Instructions to follow:
Set down the material exactly as given, please, from its first line through the line that includes "fig = go.Figure()".

─── Source data

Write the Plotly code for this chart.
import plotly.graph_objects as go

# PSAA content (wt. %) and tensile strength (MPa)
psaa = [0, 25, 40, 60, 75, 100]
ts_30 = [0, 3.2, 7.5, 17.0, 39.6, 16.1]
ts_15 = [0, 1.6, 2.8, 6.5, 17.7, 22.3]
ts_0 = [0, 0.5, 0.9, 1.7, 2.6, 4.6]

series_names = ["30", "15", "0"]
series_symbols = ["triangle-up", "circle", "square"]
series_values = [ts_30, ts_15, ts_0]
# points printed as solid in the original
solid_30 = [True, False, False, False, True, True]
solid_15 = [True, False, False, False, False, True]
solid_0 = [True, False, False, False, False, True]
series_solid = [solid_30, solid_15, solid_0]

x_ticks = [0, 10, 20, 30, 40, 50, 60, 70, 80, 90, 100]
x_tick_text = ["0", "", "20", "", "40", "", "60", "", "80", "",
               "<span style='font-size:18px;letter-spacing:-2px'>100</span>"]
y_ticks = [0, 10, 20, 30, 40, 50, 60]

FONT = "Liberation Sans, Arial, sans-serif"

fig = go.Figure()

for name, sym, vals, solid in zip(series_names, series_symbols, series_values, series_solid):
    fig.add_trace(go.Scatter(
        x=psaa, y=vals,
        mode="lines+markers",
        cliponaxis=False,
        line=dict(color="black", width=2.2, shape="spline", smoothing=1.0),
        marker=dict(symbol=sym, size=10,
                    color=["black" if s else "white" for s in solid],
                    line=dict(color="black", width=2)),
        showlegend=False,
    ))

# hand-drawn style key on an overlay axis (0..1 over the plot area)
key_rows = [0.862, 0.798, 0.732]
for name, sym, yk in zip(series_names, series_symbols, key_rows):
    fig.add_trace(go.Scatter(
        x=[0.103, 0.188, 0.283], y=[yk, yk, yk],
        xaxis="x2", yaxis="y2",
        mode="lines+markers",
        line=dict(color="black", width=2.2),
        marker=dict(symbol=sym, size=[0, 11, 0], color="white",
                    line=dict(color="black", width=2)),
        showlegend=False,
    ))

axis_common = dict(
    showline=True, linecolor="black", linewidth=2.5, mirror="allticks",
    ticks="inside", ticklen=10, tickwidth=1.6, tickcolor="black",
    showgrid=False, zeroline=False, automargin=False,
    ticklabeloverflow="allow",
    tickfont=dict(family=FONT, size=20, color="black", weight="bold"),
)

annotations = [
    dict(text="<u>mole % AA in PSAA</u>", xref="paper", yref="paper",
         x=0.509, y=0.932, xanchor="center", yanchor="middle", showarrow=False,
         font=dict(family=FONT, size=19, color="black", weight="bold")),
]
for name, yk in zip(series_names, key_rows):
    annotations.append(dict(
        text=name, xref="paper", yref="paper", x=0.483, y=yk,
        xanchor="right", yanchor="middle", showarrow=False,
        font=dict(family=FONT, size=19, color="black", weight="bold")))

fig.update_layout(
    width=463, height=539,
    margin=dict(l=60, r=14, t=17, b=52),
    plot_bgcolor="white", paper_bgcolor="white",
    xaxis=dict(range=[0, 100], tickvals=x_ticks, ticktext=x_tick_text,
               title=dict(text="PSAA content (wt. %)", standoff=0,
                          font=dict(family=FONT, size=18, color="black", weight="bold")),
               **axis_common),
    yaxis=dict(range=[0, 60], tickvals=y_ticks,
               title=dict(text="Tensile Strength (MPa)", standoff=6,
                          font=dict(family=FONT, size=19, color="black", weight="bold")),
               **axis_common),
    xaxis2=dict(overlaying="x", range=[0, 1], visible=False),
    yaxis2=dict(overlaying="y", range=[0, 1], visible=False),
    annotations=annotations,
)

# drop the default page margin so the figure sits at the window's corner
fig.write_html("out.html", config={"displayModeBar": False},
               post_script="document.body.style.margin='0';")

──────

The answer:
Write the Plotly code for this chart.
import plotly.graph_objects as go

# PSAA content (wt. %) and tensile strength (MPa)
psaa = [0, 25, 40, 60, 75, 100]
ts_30 = [0, 3.2, 7.5, 17.0, 39.6, 16.1]
ts_15 = [0, 1.6, 2.8, 6.5, 17.7, 22.3]
ts_0 = [0, 0.5, 0.9, 1.7, 2.6, 4.6]

series_names = ["30", "15", "0"]
series_symbols = ["triangle-up", "circle", "square"]
series_values = [ts_30, ts_15, ts_0]
# points printed as solid in the original
solid_30 = [True, False, False, False, True, True]
solid_15 = [True, False, False, False, False, True]
solid_0 = [True, False, False, False, False, True]
series_solid = [solid_30, solid_15, solid_0]

x_ticks = [0, 10, 20, 30, 40, 50, 60, 70, 80, 90, 100]
x_tick_text = ["0", "", "20", "", "40", "", "60", "", "80", "",
               "<span style='font-size:18px;letter-spacing:-2px'>100</span>"]
y_ticks = [0, 10, 20, 30, 40, 50, 60]

FONT = "Liberation Sans, Arial, sans-serif"

fig = go.Figure()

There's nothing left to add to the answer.